If this were any other series, this constant “edge of your seat” nature would be exhausting. But Utopia thrives where it shouldn’t. It makes you care for characters that would usually be seen as “bad guys.” It makes you wonder about your place and purpose in this world. And it makes you think about who you are and the lengths you would go if you were in Jessica Hyde’s shoes.
Jessica Hyde, and the actress who plays her, fully embodies the true meaning of BDE. Living in a world with Dwayne Johnson and Milla Jovovich makes it easy to believe BDE is a real phenomenon. And according to Urban Dictionary, the experts in all things crude, as long as you have bravado and balls you are part of the BDE collective. But the experts at Urban Dictionary were wrong. BDE starts with Sasha Lane and ends with her.
Jessica Hyde is a survivor. This young woman had to take on the world alone and has flourished because of her one-track mind to find her father. No matter the cost or the body count coming her way, she’s ready and willing to do what must be done. She’s dangerously calculating, seeing each person around her as a chess piece she has to be in control of. Despite all these control issues and her instinct to survive, Jessica isn’t an emotionless robot. She feels intensely, I’d say more than anyone on this show, and has to live with that pain daily.
What’s left behind is a young woman trying to piece her life back together with only shadows as puzzle pieces. And her only companions are the nerds who have fallen in love with the world created in Utopia, a twisted version of Jessica’s actual life. With them by her side, Jessica starts to ground herself for the first time in her life. That further complicates who she is and leaves viewers with a female protagonist like never seen before but desperately have been in need of.
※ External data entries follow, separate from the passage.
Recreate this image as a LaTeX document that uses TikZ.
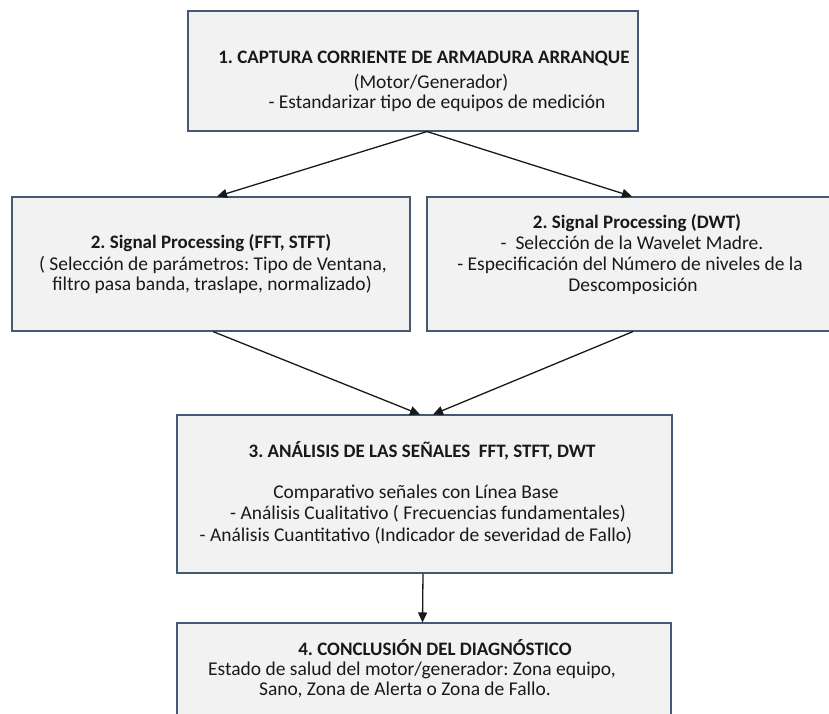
\documentclass[tikz,border=0pt]{standalone}
\usepackage{fontspec}
\setmainfont{Carlito}
\usetikzlibrary{arrows.meta,calc}
\definecolor{boxfill}{RGB}{242,242,242}
\definecolor{boxline}{RGB}{68,89,116}
\definecolor{ink}{RGB}{25,25,25}
\frenchspacing
\begin{document}
\begin{tikzpicture}[x=1pt,y=-1pt,
  box/.style={draw=boxline, fill=boxfill, line width=1.1pt, inner sep=0pt, rectangle},
  txt/.style={anchor=base, inner sep=0pt, text=ink, font=\fontsize{19.5}{21}\selectfont},
  ttl/.style={txt, font=\fontsize{19}{21}\selectfont\bfseries},
  arr/.style={draw=ink, line width=1.3pt, -{Triangle[length=10pt,width=9pt]}}
]
\clip (0,0) rectangle (829,713);

% process boxes
\node[box, minimum width=450, minimum height=120] (b1)  at (413,71)   {};
\node[box, minimum width=398, minimum height=134] (b2l) at (211,264)  {};
\node[box, minimum width=410, minimum height=134] (b2r) at (632,264)  {};
\node[box, minimum width=495, minimum height=158] (b3)  at (424.5,494) {};
\node[box, minimum width=494, minimum height=100] (b4)  at (424,673)  {};

% step 1
\node[ttl] (b1a) at (424,63)  {1. CAPTURA CORRIENTE DE ARMADURA ARRANQUE};
\node[txt] (b1b) at (431,88)  {(Motor/Generador)};
\node[txt] (b1c) at (437,108) {- Estandarizar tipo de equipos de medición};

% step 2, Fourier branch
\node[ttl] (b2la) at (211,248) {2. Signal Processing (FFT, STFT)};
\node[txt] (b2lb) at (213,270) {( Selección de parámetros: Tipo de Ventana,};
\node[txt] (b2lc) at (212,290) {filtro pasa banda, traslape, normalizado)};

% step 2, wavelet branch
\node[ttl] (b2ra) at (637,228) {2. Signal Processing (DWT)};
\node[txt] (b2rb) at (632,249) {- \ Selección de la Wavelet Madre.};
\node[txt] (b2rc) at (630,270) {- Especificación del Número de niveles de la};
\node[txt] (b2rd) at (633,291) {Descomposición};

% step 3
\node[ttl] (b3a) at (422,457) {3. ANÁLISIS DE LAS SEÑALES \ FFT, STFT, DWT};
\node[txt] (b3b) at (416,498) {Comparativo señales con Línea Base};
\node[txt] (b3c) at (428,519.5) {- Análisis Cualitativo ( Frecuencias fundamentales)};
\node[txt] (b3d) at (416,541) {- Análisis Cuantitativo (Indicador de severidad de Fallo)};

% step 4
\node[ttl] (b4a) at (435,655) {4. CONCLUSIÓN DEL DIAGNÓSTICO};
\node[txt] (b4b) at (412,675) {Estado de salud del motor/generador: Zona equipo,};
\node[txt] (b4c) at (405,695) {Sano, Zona de Alerta o Zona de Fallo.};

% connectors
\draw[arr] ($(b1.south)+(14,0)$) -- ($(b2l.north)+(6,0)$);
\draw[arr] ($(b1.south)+(14,0)$) -- (b2r.north);
\draw[arr] ($(b2l.south)+(2,0)$) -- ($(b3.north)+(-4.5,0)$);
\draw[arr] ($(b2r.south)+(1,0)$) -- ($(b3.north)+(8.5,0)$);
\draw[arr] ($(b3.south)+(-1.5,0)$) -- ($(b4.north)+(-1.5,0)$);
\end{tikzpicture}
\end{document}
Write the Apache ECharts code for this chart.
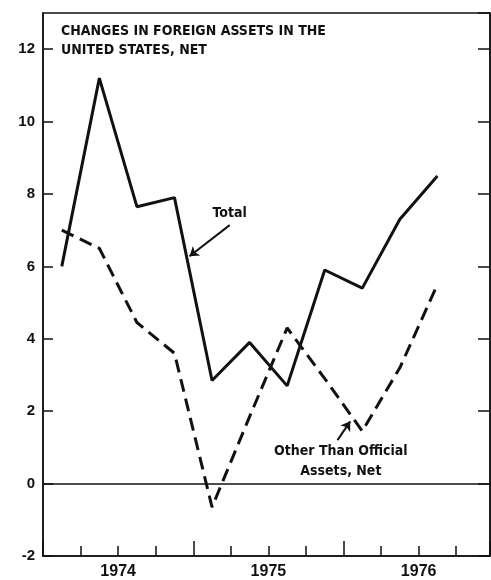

In the end, Utopia is both a satirization and celebration of geek culture. The nerdy characters use all that time obsessing over a certain show, book, movie, or comic and put it to practical use. This is done without the show making fun or treating them like outsiders. The nerd is front and center. And it’s easy to feel like you’re along for the ride because you are (most likely) the nerd.
So, be aware of and beware Utopia. It’s a page-turner but only because you’ll be afraid that the world will look like the show when you close the book or that you’ve been Jessica Hyde all along. Come to know its mysteries and fall in love with Sasha Lane’s BDE while acknowledging that Rainn Wilson is an actor who deserves to be seen as more than an assistant to the regional manager.
Utopia premieres on September 25, 2020 on Amazon Prime.